If the halfway endless strategic possibilities of Go is exciting to you, then just know that you won’t find it any where else. If you think you’d love discovering just a tiny fraction of this game’s secrets, then I’d be willing to bet you will.

But before you get too excited about it, there is one big reason why I won’t recommend this game to most people, and its has nothing to do with the game itself. For any lifestyle game to thrive, community is essential. Without people to play against, you are missing out on so much of what makes the game great.

I read my first book about Go when I was maybe ten years old, and ever since, I’ve looking for someone to play this game with me regularly, and yet I never really found precisely what I was looking for. I recently found a few Go clubs to attend (the perks of living in New York City), but I don’t have anyone who I’d call a friend to play with.

Of course, online play is easy and ubiquitous. There are many different servers to play Go on, and some of them don’t even require an account to use. If you think you’d enjoy online play as your primary avenue of playing, then you really have nothing to lose by learning it.

OGS (Online Go Server) is one of the most popular, and easiest to use ways to play Go online. Lots of beginners to play against, and it regularly gets updates and new features. If you’re interested in Go, and you don’t have any local Go clubs, I recommend buying a Go board, playing capturing races with a friend, then playing games on OGS until you start winning them.

If you want to start learning the game, I’ve never seen a better introduction than the following book. It’s the first in a 5 book series. They’re all surprisingly quick reads, and they’re packed full with revelations.

Learn to Play Go: A Master’s Guide to the Ultimate Game (Volume I) by Janice Kim 


I hope you can have as much fun with Go as I have.

  1. Thanks for the well thought out, beginner-friendly review! I have found myself starting to look for a more rules-simplistic, elegant game than International Chess, and my family in my youth played a fair bit of Weiqi/Go around the coffee table.

    Will pick up the Janice Kim book you recommended.

    Just a spelling note for the Chinese tag (which is much appreciated!) – the Chinese spelling of Weiqi does not have a “U” in it. Hopefully this will help with online searches!

  2. Thanks for writing a review on Go, it’s rare to see this being featured in a boardgaming blog. I do feel that you have dismissed the strategic depth of chess a bit too easily. I am a player of both games, and I have the deepest appreciation for Go, even more than chess, but to say that chess is nothing more than a fixed-strategy game with memorized opening patterns does not do justice to the game.

    It’s not true that you always have to fight for the center, and be aggressive to win games. Those are important, but like many things, are just aspects of the overall picture. You can have control of the center, but if you have the worse minor pieces, undeveloped rooks, weak pawn structure, no King safety, then your center is not going to count for nuts. As for aggressive play, there are countless numbers of top players in the past and present that employed a passive style successfully. Ex-World Champions, Karpov and Petrosian excelled in quiet positions and were masters of prophylaxis: they made moves to stop enemy plans before they even thought of it, and then they slowly squeezed your space till you were suffocated and forced to concede a weakness. Current top players like Karjakin and Anish Giri are masters of defending and goading mistakes from opponents before pouncing. Even the current world champion, Magnus Carlsen does not have an aggressive style, he prefers to simplify the position without complications and then he can use his superior decision-making skill and endgame skill to beat his opponents.

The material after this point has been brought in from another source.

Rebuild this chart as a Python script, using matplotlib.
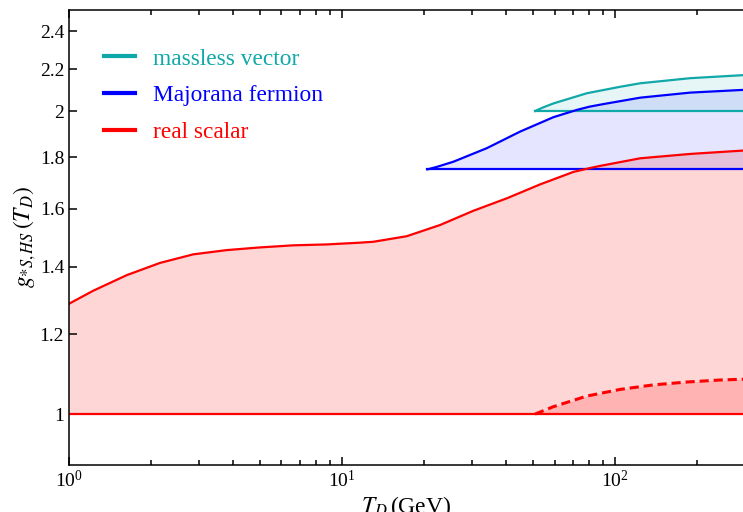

    Chess strategy do not only consist of fixed opening patterns that were memorized. In that aspect, it’s similar to Go as well. You can’t memorize a 3-3 invasion joseki and use that without considering the whole board position. Same in chess: you can’t memorize opening patterns and use it without understanding why and when it’s to be used. Even if you play it and somehow get an advantage out of the opening, if you don’t have the skill to convert it to a win during the middlegame and endgame, you are still going to lose.
    Speaking of calculation, I can’t deny it’s a very concrete part of chess (as well as Go) , but it’s not simply calculating to the depths of your insanity to be able to play well. Grandmasters do not calculate 50 moves more than amateurs, they just simply know where to look and do not waste time calculating the wrong 50-move sequence. This is the intuition that you were referring to, it’s just obtained from seeing thousands of patterns that they can recall from their experience. I also believe that’s why it takes longer to reach a decent level in Go, there’s simply more patterns in Go to know than in chess. That also explains why chess and Go masters can beat amateurs seemingly without using time to think or calculate. Intuition like this plays a big part in both games, just like a Go master will tell me that this shape is not good for the upcoming fight, as well as a Chess Grandmaster will tell me that he feels this knight should be posted in a weird square for this position.
    Everything you have said about Go strategy, I agree, and the same can be said about chess too. Fujisawa Hosai had a thick style and influence-oriented style, and Kasparov had a very dynamic style that preferred active pieces to material superiority. If there’s not enough depth in both games, such a wide variety of playstyles would not exist after hundreds of years, as everyone will just use the same one style that’s guaranteed to win.
    Like you said, if there’s no secret to be revealed after years of play, then it’s not good enough. The chess world was shocked recently when AlphaZero showed us that chess can be played in such a radically different way and it still trounced the top players. The same happened for Go when AlphaGo was playing moves that completely befuddled Lee Sedol.

    I get that what you were saying in this article were about the reasons you prefer Go to Chess and I respect that. I just wanted to put this out there to let you or your readers know that chess has its own inner beauty that can be enjoyed alongside Go. Both are excellent games that have survived centuries and millennia for a reason.